# Alutech P1 ? Was ist das für ein Bike ? Was ist es wert ?



## mtboder (2. März 2021)

Hallo liebe Gemeinde,

ich habe von einem Bekannten ein MTB bekommen welches ich veräußern soll.
Meine Frage ist jetzt:
Was ist das für ein Bike ? Modell, Serie...
Er erzählte irgendwas von Prototyp, erste Generation und Bielefelder Fahrradschmiede.
Was genau hab ich da vor mir ?
Was ist das ganze wert ?

Liebe Grüße
Christopher


----------



## joglo (3. März 2021)

.


----------



## MTB-News.de




----------



## DH-Schlumpf (3. März 2021)

ha leichte übung.
siehe alutech homepage history, das abgebildete bike müsste eine der 1. versionen der wildsau sein ohne discaufnahme mit anbauteilen (bremshelbel und chainring) die noch vom vorbesitzer von alutech sind oder jürgen ( derchef) hat die in anfangszeiten mit noch anderen sachen mit firmenlogo bzw. namen gefertigt.
wert ist schwer zu schätzen viele behaupten ja 26 " ist nicht mehr fahrbar (warum auch immer)  die teile dran sind zeitgemäß aber halt schon mit ein paar jahren auf dem buckel,
jahrgangsmäßig würde ich tippen um 2000 rum manche teile auch vor 2000.
hoffe dir ist ein bisschen geholfen, 
gruß vom schlumpf 
P.S.: schmeisst es ja nicht weg das gute stück


----------



## mtboder (4. März 2021)

@DH-Schlumpf
danke für die Auskunft 

Hast du den Link zu der History ? Finde die Seite nicht.


----------



## Hammer-Ali (4. März 2021)

Ist für seine Zeit jedenfalls ein sehr hochwertig ausgestattetes Bike. 
Bielefelder Fahrradschmiede kann eigentlich nicht hinkommen, denn Alutech alias Jürgen Schlender saß glaube ich schon immer in Norddeutschland.


----------



## DH-Schlumpf (5. März 2021)

Alutech cycles.de ist die Homepage.
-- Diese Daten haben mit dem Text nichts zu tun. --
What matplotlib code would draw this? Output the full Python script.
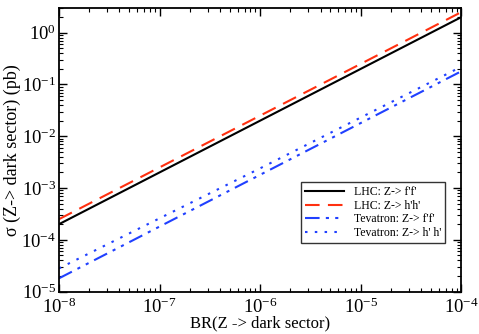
import matplotlib
matplotlib.use('Agg')
import matplotlib.pyplot as plt
import numpy as np

plt.rcParams['font.family'] = ['Liberation Serif', 'DejaVu Serif']
plt.rcParams['mathtext.fontset'] = 'custom'
plt.rcParams['mathtext.rm'] = 'Liberation Serif'
plt.rcParams['mathtext.it'] = 'Liberation Serif:italic'

# Data
br = [1e-8, 1e-7, 1e-6, 1e-5, 1e-4]
lhc_ff = [2.0e-4, 2.0e-3, 2.0e-2, 2.0e-1, 2.0]
lhc_hh = [2.5e-4, 2.5e-3, 2.5e-2, 2.5e-1, 2.5]
tev_ff = [1.8e-5, 1.8e-4, 1.8e-3, 1.8e-2, 1.8e-1]
tev_hh = [2.8e-5, 2.6e-4, 2.4e-3, 2.3e-2, 2.2e-1]

labels = ["LHC: Z-> f'f'", "LHC: Z-> h'h'",
          "Tevatron: Z-> f'f'", "Tevatron: Z-> h' h'"]

fig = plt.figure(figsize=(4.79, 3.34), dpi=100)
ax = fig.add_axes([0.123, 0.127, 0.84, 0.849])

ax.plot(br, lhc_ff, color='black', lw=1.5, label=labels[0])
ax.plot(br, lhc_hh, color='#ff3010', lw=1.5, dashes=(7, 4), label=labels[1])
ax.plot(br, tev_ff, color='#2040ff', lw=1.5, dashes=(7, 3, 1.5, 3, 1.5, 3), label=labels[2])
ax.plot(br, tev_hh, color='#2040ff', lw=1.5, linestyle=(0, (1.2, 3.5)), label=labels[3])

ax.set_xscale('log')
ax.set_yscale('log')
ax.set_xlim(1e-8, 1e-4)
ax.set_ylim(1e-5, 3.0)

ax.tick_params(which='both', direction='in', top=True, right=True, labelsize=13.5)
ax.tick_params(which='major', length=6, width=1)
ax.tick_params(which='minor', length=3, width=0.8)
ax.tick_params(axis='x', pad=4)
ax.tick_params(axis='y', pad=2)
ax.yaxis.set_minor_locator(matplotlib.ticker.LogLocator(base=10, subs=np.arange(2, 10)))
ax.xaxis.set_minor_locator(matplotlib.ticker.LogLocator(base=10, subs=np.arange(2, 10)))
for s in ax.spines.values():
    s.set_linewidth(1.3)

ax.set_xlabel('BR(Z -> dark sector)', fontsize=12, labelpad=-1)
ax.set_ylabel('\u03c3 (Z-> dark sector) (pb)', fontsize=13, labelpad=0)

leg = ax.legend(loc='lower right', bbox_to_anchor=(0.96, 0.172), fontsize=8.5,
                frameon=True, fancybox=False, edgecolor='black',
                handlelength=3.3, handletextpad=0.8, borderpad=0.35,
                labelspacing=0.12, borderaxespad=0)
leg.get_frame().set_linewidth(1.0)

fig.savefig('out.png', dpi=100)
Und der Vorbesitzer war aus Bielefeld.


----------



## DH-Schlumpf (5. März 2021)

Noch mal tief im Regal gesucht und gefunden: der Bike Workshop 2000
Das abgebildete Rad oben ist aus Bielefeld. Da ohne Disc wohl noch vor 2000 gebaut
P.S.: hätte nicht gedacht das der alte Workshop noch mal nützt😁


----------



## ollo (5. März 2021)

der Ursprung von Alutech liegt in Bielefeld und der Jü hat irgendwann den Namen und Zeichnungen vom Ur- Alutech Inhaber gekauft und dann nach Norddeutschland "verschleppt"


----------



## DerandereJan (5. März 2021)

Für 200,- würde ich mich liebevoll darum kümmern...!


----------



## Broiler-aus-GG (6. März 2021)

Alleine schon für die Bremshebel würden manche töten, biete das Rad doch mal Classic oder youngtimer Bereich des Forums an.


----------